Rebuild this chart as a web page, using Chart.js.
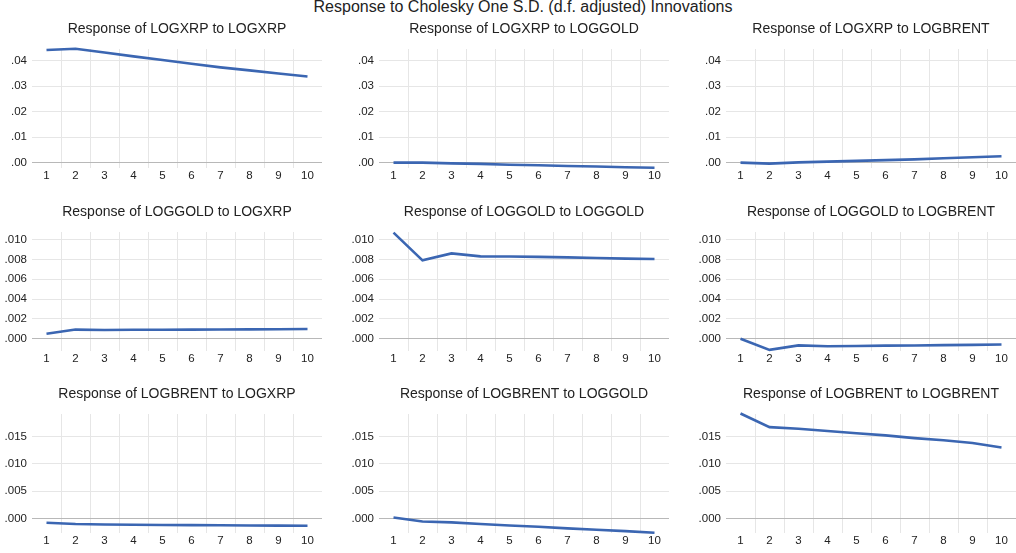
<!DOCTYPE html>
<html>
<head>
<meta charset="utf-8">
<script src="https://cdn.jsdelivr.net/npm/chart.js@4"></script>
<style>
  html, body { margin: 0; padding: 0; background: #ffffff; }
  body { width: 1016px; height: 553px; position: relative; overflow: hidden; font-family: "Liberation Sans", Arial, sans-serif; }
  #mainTitle { position: absolute; left: 0; width: 1046px; top: -2px; text-align: center; font-size: 16px; color: #222; white-space: nowrap; }
  canvas { position: absolute; }
</style>
</head>
<body>
<div id="mainTitle">Response to Cholesky One S.D. (d.f. adjusted) Innovations</div>

<script>
// Horizon (periods after the shock)
const periods = ['1', '2', '3', '4', '5', '6', '7', '8', '9', '10'];

// Impulse responses, one array per (response, shock) pair
const xrpToXrp     = [0.0442, 0.0447, 0.0432, 0.0417, 0.0403, 0.0388, 0.0374, 0.0362, 0.0350, 0.0338];
const xrpToGold    = [0.0000, 0.0000, -0.0003, -0.0005, -0.0008, -0.0010, -0.0013, -0.0015, -0.0018, -0.0020];
const xrpToBrent   = [0.0000, -0.0004, 0.0001, 0.0004, 0.0007, 0.0010, 0.0013, 0.0017, 0.0021, 0.0025];

const goldToXrp    = [0.00050, 0.00092, 0.00088, 0.00090, 0.00091, 0.00092, 0.00093, 0.00094, 0.00095, 0.00098];
const goldToGold   = [0.01070, 0.00790, 0.00860, 0.00830, 0.00829, 0.00825, 0.00820, 0.00814, 0.00808, 0.00803];
const goldToBrent  = [0.00000, -0.00113, -0.00067, -0.00076, -0.00073, -0.00070, -0.00068, -0.00065, -0.00062, -0.00058];

const brentToXrp   = [-0.00073, -0.00097, -0.00104, -0.00109, -0.00113, -0.00116, -0.00119, -0.00122, -0.00125, -0.00128];
const brentToGold  = [0.00024, -0.00049, -0.00067, -0.00097, -0.00122, -0.00146, -0.00176, -0.00200, -0.00225, -0.00255];
const brentToBrent = [0.0192, 0.0167, 0.0164, 0.0160, 0.0156, 0.0152, 0.0147, 0.0143, 0.0138, 0.0130];

// Value-axis ticks and their printed labels, one set per row
const xrpTicks        = [0, 0.01, 0.02, 0.03, 0.04];
const xrpTickLabels   = ['.00', '.01', '.02', '.03', '.04'];
const goldTicks       = [0, 0.002, 0.004, 0.006, 0.008, 0.010];
const goldTickLabels  = ['.000', '.002', '.004', '.006', '.008', '.010'];
const brentTicks      = [0, 0.005, 0.010, 0.015];
const brentTickLabels = ['.000', '.005', '.010', '.015'];

// Value-axis extents per row
const xrpRange   = [-0.0021, 0.0446];
const goldRange  = [-0.00124, 0.01076];
const brentRange = [-0.0026, 0.0191];

const variables = ['LOGXRP', 'LOGGOLD', 'LOGBRENT'];

const rows = [
  { series: [xrpToXrp, xrpToGold, xrpToBrent],       ticks: xrpTicks,   labels: xrpTickLabels,   range: xrpRange },
  { series: [goldToXrp, goldToGold, goldToBrent],    ticks: goldTicks,  labels: goldTickLabels,  range: goldRange },
  { series: [brentToXrp, brentToGold, brentToBrent], ticks: brentTicks, labels: brentTickLabels, range: brentRange }
];

// Panel geometry
const plotLefts = [32, 379, 726];
const plotTops  = [49, 232, 414];
const plotW = 290, plotH = 119;
const yAxisW = 32, titleH = 30, xAxisH = 18;

const FONT = '"Liberation Sans", Arial, sans-serif';
const LINE_BLUE = '#3b66b2';
const GRID = '#e6e6e6';
const ZERO = '#b8b8b8';

rows.forEach((row, r) => {
  row.series.forEach((values, c) => {
    const canvas = document.createElement('canvas');
    const w = yAxisW + plotW, h = titleH + plotH + xAxisH;
    canvas.width = w; canvas.height = h;
    canvas.style.left = (plotLefts[c] - yAxisW) + 'px';
    canvas.style.top = (plotTops[r] - titleH) + 'px';
    canvas.style.width = w + 'px'; canvas.style.height = h + 'px';
    document.body.appendChild(canvas);

    new Chart(canvas, {
      type: 'line',
      data: {
        labels: periods,
        datasets: [{
          data: values,
          borderColor: LINE_BLUE,
          borderWidth: 2.6,
          pointRadius: 0,
          tension: 0,
          fill: false,
          clip: false
        }]
      },
      options: {
        responsive: false,
        animation: false,
        devicePixelRatio: 1,
        layout: { padding: 0 },
        plugins: {
          legend: { display: false },
          tooltip: { enabled: false },
          title: {
            display: true,
            fullSize: false,
            text: 'Response of ' + variables[r] + ' to ' + variables[c],
            color: '#222',
            font: { family: FONT, size: 14, weight: 'normal', lineHeight: 1.2 },
            padding: { top: 2, bottom: 11.2 }
          }
        },
        scales: {
          x: {
            type: 'category',
            offset: true,
            border: { display: false },
            grid: {
              offset: true,
              drawTicks: false,
              lineWidth: 1,
              color: ctx => (ctx.index === 0 || ctx.index === periods.length) ? 'rgba(0,0,0,0)' : GRID
            },
            ticks: {
              autoSkip: false,
              maxRotation: 0,
              padding: 1,
              color: '#222',
              font: { family: FONT, size: 11.5 }
            },
            afterFit: axis => { axis.height = xAxisH; }
          },
          y: {
            min: row.range[0],
            max: row.range[1],
            border: { display: false },
            grid: {
              drawTicks: false,
              lineWidth: 1,
              color: ctx => (ctx.tick && ctx.tick.value === 0) ? ZERO : GRID
            },
            afterBuildTicks: axis => { axis.ticks = row.ticks.map(v => ({ value: v })); },
            ticks: {
              padding: 5,
              color: '#222',
              font: { family: FONT, size: 11.5 },
              callback: (v, i) => row.labels[i]
            },
            afterFit: axis => { axis.width = yAxisW; }
          }
        }
      }
    });
  });
});
</script>
</body>
</html>
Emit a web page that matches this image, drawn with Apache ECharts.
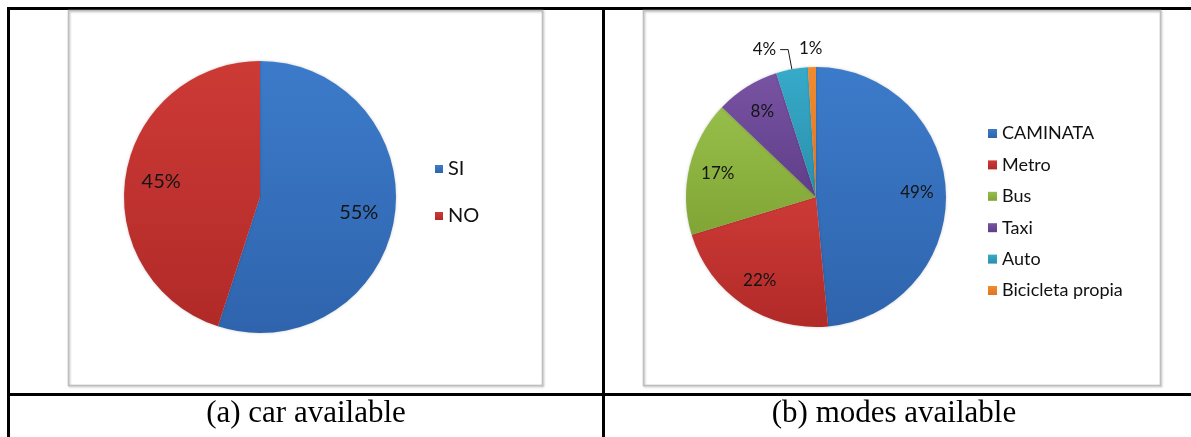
++++
# SHORT EXERCISE:
Show every line of the records above that contains the word "this".

# WRITTEN ANSWER:
Rebuild this chart as a web page, using Chart.js.
Emit a web page that matches this image, drawn with Apache ECharts.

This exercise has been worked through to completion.